E a relação da medicina com a dor é problemática. Em princípio, existe um amplo arsenal de possibilidades terapêuticas à disposição dos médicos, desde analgésicos comuns, como a Aspirina e a Novalgina, até poderosos opióides, mil vezes mais fortes do que a morfina. O problema, como bem mostrou Drauzio Varella em sua coluna na Folha no último sábado, é que nem sempre os médicos estão prontos a usá-lo da melhor maneira possível.
Certas dores são resistentes a drogas menos poderosas. Elas só cedem a opióides, cujos efeitos colaterais, notadamente a dependência, são conhecidos e temidos. Talvez exageradamente. Na prática, derivados da morfina só são receitados em regime de maior duração para pacientes terminais que se encontrem hospitalizados. Se o paciente sofre de dor não-maligna ou não está internado, torna-se difícil utilizar a medicação. O médico teme receitá-la, a família reluta em ministrá-la, e a burocracia dificulta a aquisição.
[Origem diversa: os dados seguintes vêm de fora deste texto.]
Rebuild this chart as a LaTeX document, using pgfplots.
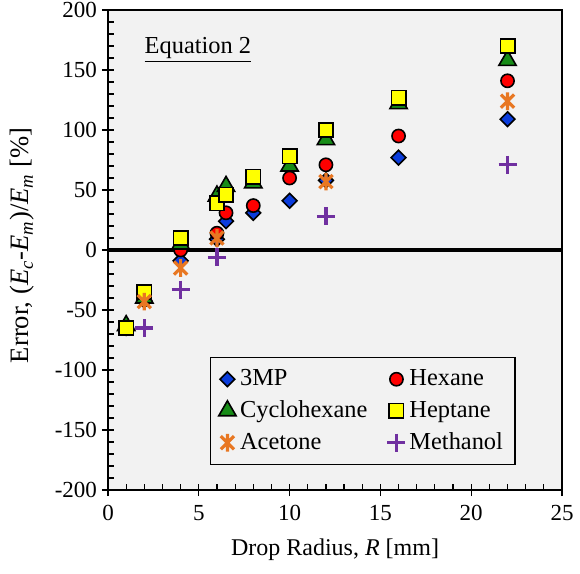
\documentclass[border=0pt]{standalone}
\usepackage{fontspec}
\setmainfont{Liberation Serif}
\usepackage{pgfplots}
\pgfplotsset{compat=1.18}
\definecolor{bgc}{HTML}{F2F2F2}
\definecolor{c3mp}{HTML}{0A3CDC}
\definecolor{chex}{HTML}{FF0000}
\definecolor{ccyc}{HTML}{178C17}
\definecolor{chep}{HTML}{FFFF00}
\definecolor{cace}{HTML}{E87722}
\definecolor{cmet}{HTML}{7030A0}
\pgfdeclareplotmark{xstar}{%
  \pgfpathmoveto{\pgfqpoint{-0.75\pgfplotmarksize}{-0.75\pgfplotmarksize}}%
  \pgfpathlineto{\pgfqpoint{0.75\pgfplotmarksize}{0.75\pgfplotmarksize}}%
  \pgfpathmoveto{\pgfqpoint{-0.75\pgfplotmarksize}{0.75\pgfplotmarksize}}%
  \pgfpathlineto{\pgfqpoint{0.75\pgfplotmarksize}{-0.75\pgfplotmarksize}}%
  \pgfpathmoveto{\pgfqpoint{0pt}{-\pgfplotmarksize}}%
  \pgfpathlineto{\pgfqpoint{0pt}{\pgfplotmarksize}}%
  \pgfusepathqstroke}
\begin{document}
\begin{tikzpicture}[font=\fontsize{11.5}{13.8}\selectfont]
\begin{axis}[
  scale only axis,
  width=227pt, height=240pt,
  xmin=0, xmax=25, ymin=-200, ymax=200,
  xtick={0,5,...,25}, ytick={-200,-150,...,200},
  minor x tick num=4, minor y tick num=4,
  xtick pos=bottom, ytick pos=left,
  tick align=inside,
  major tick length=6pt, minor tick length=3pt,
  every major x tick/.append style={yshift=-3pt},
  every major y tick/.append style={xshift=-3pt},
  tick style={black, line width=0.6pt},
  axis line style={line width=0.6pt},
  axis background/.style={fill=bgc},
  /pgf/number format/assume math mode=true,
  xticklabel style={yshift=-4pt},
  yticklabel style={xshift=-2pt},
  xlabel={Drop Radius, \textit{R} [mm]},
  ylabel={Error, (\textit{E}\textsubscript{\textit{c}}-\textit{E}\textsubscript{\textit{m}})/\textit{E}\textsubscript{\textit{m}} [\%]},
  every axis x label/.style={at={(axis description cs:0.5,-0.125)}, anchor=center, font=\fontsize{12}{14}\selectfont},
  every axis y label/.style={at={(axis description cs:-0.189,0.51)}, anchor=center, rotate=90, font=\fontsize{13.3}{15}\selectfont},
  clip=false,
  only marks,
  legend columns=2,
  legend cell align=left,
  legend style={at={(axis description cs:0.225,0.277)}, anchor=north west,
    font=\fontsize{12.2}{14.5}\selectfont,
    draw=black, line width=0.6pt, fill=bgc, row sep=2pt, inner xsep=4pt, inner ysep=4pt,
    /tikz/every even column/.append style={column sep=8pt}},
  legend image code/.code={\draw[mark repeat=2,mark phase=2,#1] plot coordinates {(0cm,0cm) (0.15cm,0cm) (0.3cm,0cm)};},
]
% 3MP
\addplot[mark=square*, mark size=2.6pt, mark options={rotate=45, fill=c3mp, draw=black, line width=0.8pt}]
 coordinates {(1,-65) (2,-42) (4,-9) (6,9) (6.5,24) (8,31) (10,41) (12,58) (16,77) (22,109)};
\addlegendentry{3MP}
% Hexane
\addplot[mark=*, mark size=3.3pt, mark options={fill=chex, draw=black, line width=0.8pt}]
 coordinates {(1,-65) (2,-41) (4,0) (6,14) (6.5,31) (8,37) (10,60) (12,71) (16,95) (22,141)};
\addlegendentry{Hexane}
% Cyclohexane
\addplot[mark=triangle*, mark size=5pt, mark options={fill=ccyc, draw=black, line width=0.8pt}]
 coordinates {(1,-63) (2,-40) (4,5) (6,45) (6.5,53) (8,56) (10,70) (12,92) (16,122) (22,158)};
\addlegendentry{Cyclohexane}
% Heptane
\addplot[mark=square*, mark size=3.6pt, mark options={fill=chep, draw=black, line width=0.8pt}]
 coordinates {(1,-65) (2,-35) (4,10) (6,39) (6.5,46) (8,61) (10,78) (12,100) (16,127) (22,170)};
\addlegendentry{Heptane}
% Acetone
\addplot[mark=xstar, mark size=4.4pt, mark options={draw=cace, line width=1.6pt}]
 coordinates {(2,-43) (4,-15) (6,10) (12,57) (22,124)};
\addlegendentry{Acetone}
% Methanol
\addplot[mark=+, mark size=4.5pt, mark options={draw=cmet, line width=1.6pt}]
 coordinates {(2,-65) (4,-33) (6,-6) (12,28) (22,71)};
\addlegendentry{Methanol}
% zero line
\addplot[no marks, sharp plot, black, line width=1.6pt, forget plot] coordinates {(0,0) (25,0)};
\node[anchor=west, inner sep=0pt, font=\fontsize{12.2}{14.5}\selectfont] at (axis cs:2,167) {\underline{Equation 2}};
\end{axis}
\pgfresetboundingbox
\path ([shift={(-54pt,-41.5pt)}]current axis.south west) rectangle ([shift={(9pt,5pt)}]current axis.north east);
\end{tikzpicture}
\end{document}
É claro que é preciso ter cuidados na prescrição de opióides, mas eles extrapolam o limite do razoável quando impedem que uma pessoa que precisa da droga para aliviar sua dor a obtenha. Quando isso ocorre, o médico falha em sua missão de oferecer conforto ao paciente.
A dor é um dos temas em moda na medicina. Nos últimos anos produziram-se centenas de estudos sobre a dor crônica. A maioria deles sugere que são raríssimos os casos de dependência entre pacientes que utilizaram opióides para controlá-la. Alguns desses estudos chegam mesmo a condenar uma certa "opiofobia".
Como sugeriu Varella, é preciso rever a abordagem da dor ensinada nas escolas médicas bem como as exigências das autoridades sanitárias. Não há razão para, por medo de uma possível dependência, condenar uma pessoa a dores excruciantes.